Xestia normaniana

Scientific classification
- Kingdom: Animalia
- Phylum: Arthropoda
- Class: Insecta
- Order: Lepidoptera
- Superfamily: Noctuoidea
- Family: Noctuidae
- Genus: Xestia
- Species: X. normaniana
- Binomial name: Xestia normaniana (Grote, 1874)^{[verification needed]}
- Synonyms: Xestia normanianus (lapsus); Xestia obtusa (Speyer, 1875); Xestia triangulum var. A (Guenée, 1852);

= Xestia normaniana =

- Authority: (Grote, 1874)
- Synonyms: Xestia normanianus (lapsus), Xestia obtusa (Speyer, 1875), Xestia triangulum var.
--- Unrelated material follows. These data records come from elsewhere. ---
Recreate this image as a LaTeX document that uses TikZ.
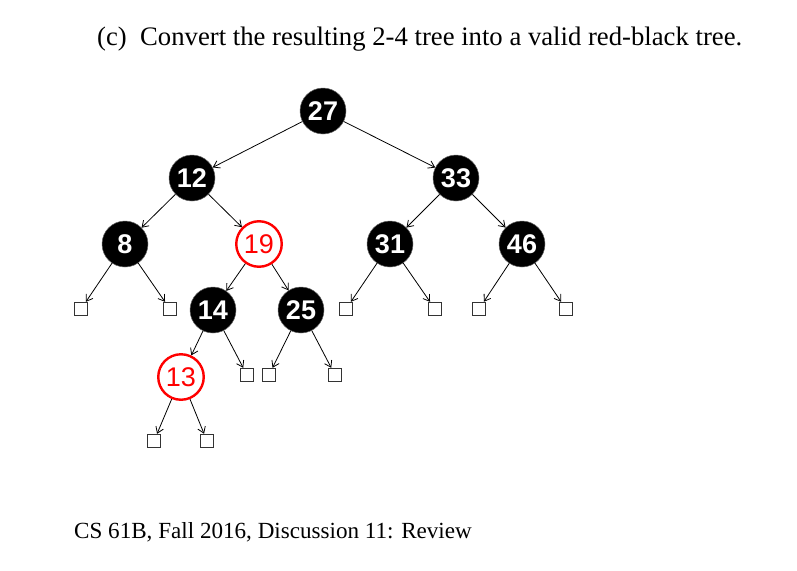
\documentclass[tikz,border=0pt]{standalone}
\usepackage{fontspec}
\setmainfont{Liberation Serif}
\newfontfamily\keyfont{Liberation Sans}
\usetikzlibrary{arrows.meta}
\tikzset{
  blk/.style={circle, fill=black, draw=black!60, line width=0.5pt, minimum size=46pt, inner sep=0pt,
    text=white, font=\keyfont\bfseries\fontsize{27}{27}\selectfont},
  rd/.style={circle, fill=white, draw=red, line width=2.4pt, minimum size=45.5pt, inner sep=0pt,
    text=red, font=\keyfont\fontsize{27}{27}\selectfont},
  leaf/.style={rectangle, draw=black!80, line width=0.9pt, minimum size=13.5pt, inner sep=0pt},
  link/.style={-{Straight Barb[length=6pt,width=8pt]}, line width=0.8pt},
  caption/.style={anchor=base west, inner sep=0pt},
}
\begin{document}
\begin{tikzpicture}[x=1pt,y=-1pt]
		\useasboundingbox (0,0) rectangle (797,570) ;
\par
\node[caption, font=\fontsize{26.7}{30}\selectfont] (title) at (97,45.5)
			{(c)\hspace{0.5em}Convert the resulting 2-4 tree into a valid red-black tree.} ;
		\node[caption, font=\fontsize{23.1}{28}\selectfont] (foot) at (74,538)
			{CS 61B, Fall 2016, Discussion 11: Review} ;
\par
\node[blk] (n27) at (323,111) {27} ;
		\node[blk] (n12) at (192,178) {12} ;
		\node[blk] (n33) at (456,178) {33} ;
		\node[blk] (n8) at (125,244) {8} ;
		\node[rd] (n19) at (259,244) {19} ;
		\node[blk] (n31) at (390,244) {31} ;
		\node[blk] (n46) at (522,244) {46} ;
		\node[blk] (n14) at (213,310) {14} ;
		\node[blk] (n25) at (301,310) {25} ;
		\node[rd] (n13) at (181,377) {13} ;
\par
\node[leaf] (l8a) at (81,309) {} ;
		\node[leaf] (l8b) at (170,309) {} ;
		\node[leaf] (l31a) at (346,309) {} ;
		\node[leaf] (l31b) at (435,309) {} ;
		\node[leaf] (l46a) at (479,309) {} ;
		\node[leaf] (l46b) at (566,309) {} ;
		\node[leaf] (l14b) at (247,375) {} ;
		\node[leaf] (l25a) at (269,375) {} ;
		\node[leaf] (l25b) at (335,375) {} ;
		\node[leaf] (l13a) at (154,441) {} ;
		\node[leaf] (l13b) at (207,441) {} ;
\par
\draw[link] (n27) -- (n12) ;
		\draw[link] (n27) -- (n33) ;
		\draw[link] (n12) -- (n8) ;
		\draw[link] (n12) -- (n19) ;
		\draw[link] (n33) -- (n31) ;
		\draw[link] (n33) -- (n46) ;
		\draw[link] (n19) -- (n14) ;
		\draw[link] (n19) -- (n25) ;
		\draw[link] (n14) -- (n13) ;
\par
\draw[link] (n8) -- (l8a) ;
		\draw[link] (n8) -- (l8b) ;
		\draw[link] (n31) -- (l31a) ;
		\draw[link] (n31) -- (l31b) ;
		\draw[link] (n46) -- (l46a) ;
		\draw[link] (n46) -- (l46b) ;
		\draw[link] (n14) -- (l14b) ;
		\draw[link] (n25) -- (l25a) ;
		\draw[link] (n25) -- (l25b) ;
		\draw[link] (n13) -- (l13a) ;
		\draw[link] (n13) -- (l13b) ;
	\end{tikzpicture}
\end{document}
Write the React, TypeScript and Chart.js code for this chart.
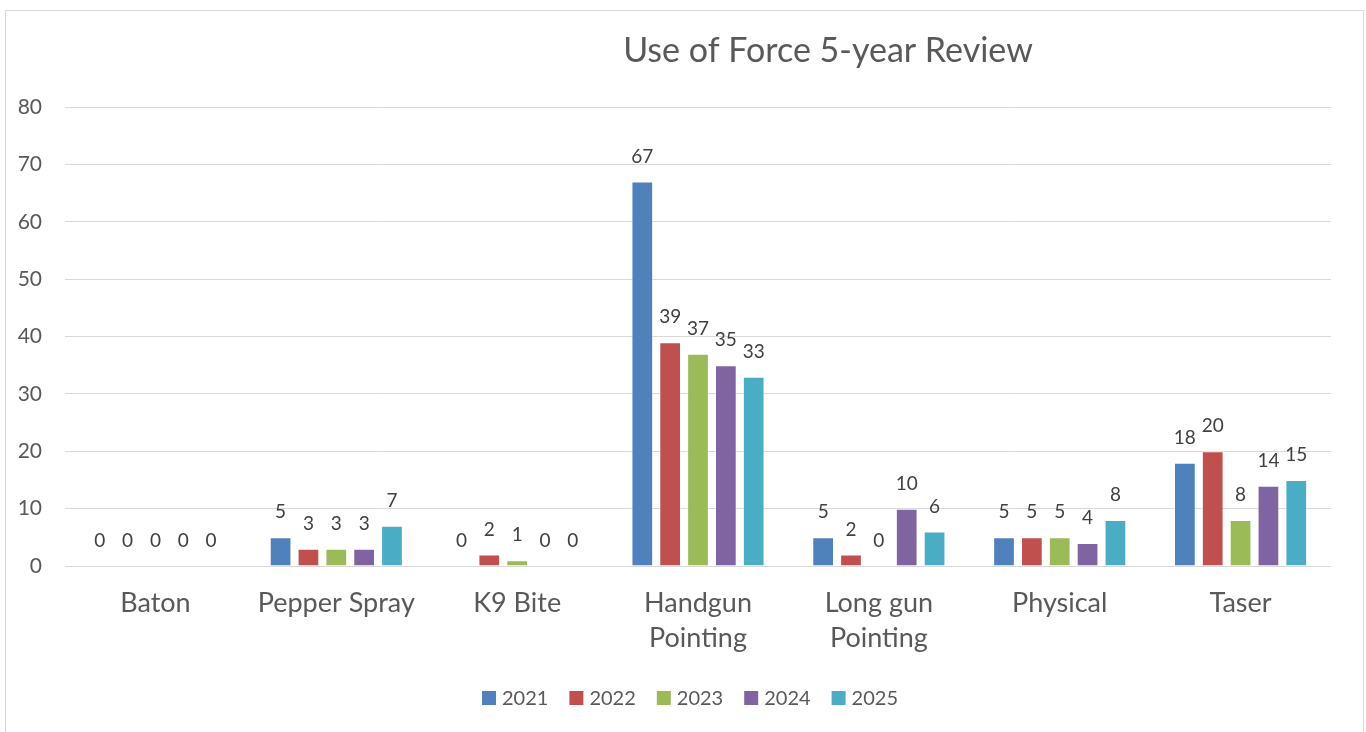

A (Guenée, 1852)

Species of moth

Xestia normaniana, or Norman's dart, is a moth of the family Noctuidae. The species was first described by Augustus Radcliffe Grote in 1874. It is found in North America from Nova Scotia across southern and central Canada to Alberta. In the eastern United States it ranges from Maine to eastern Minnesota, and south along the Appalachians to western North Carolina. It has recently been recorded from Tennessee.

The wingspan is 35–41 mm. Adults are on wing from July to October. There is one generation per year.

The larvae mainly feed on shrubs, including Vaccinium, Prunus avium, Rubus, Spiraea and Myrica.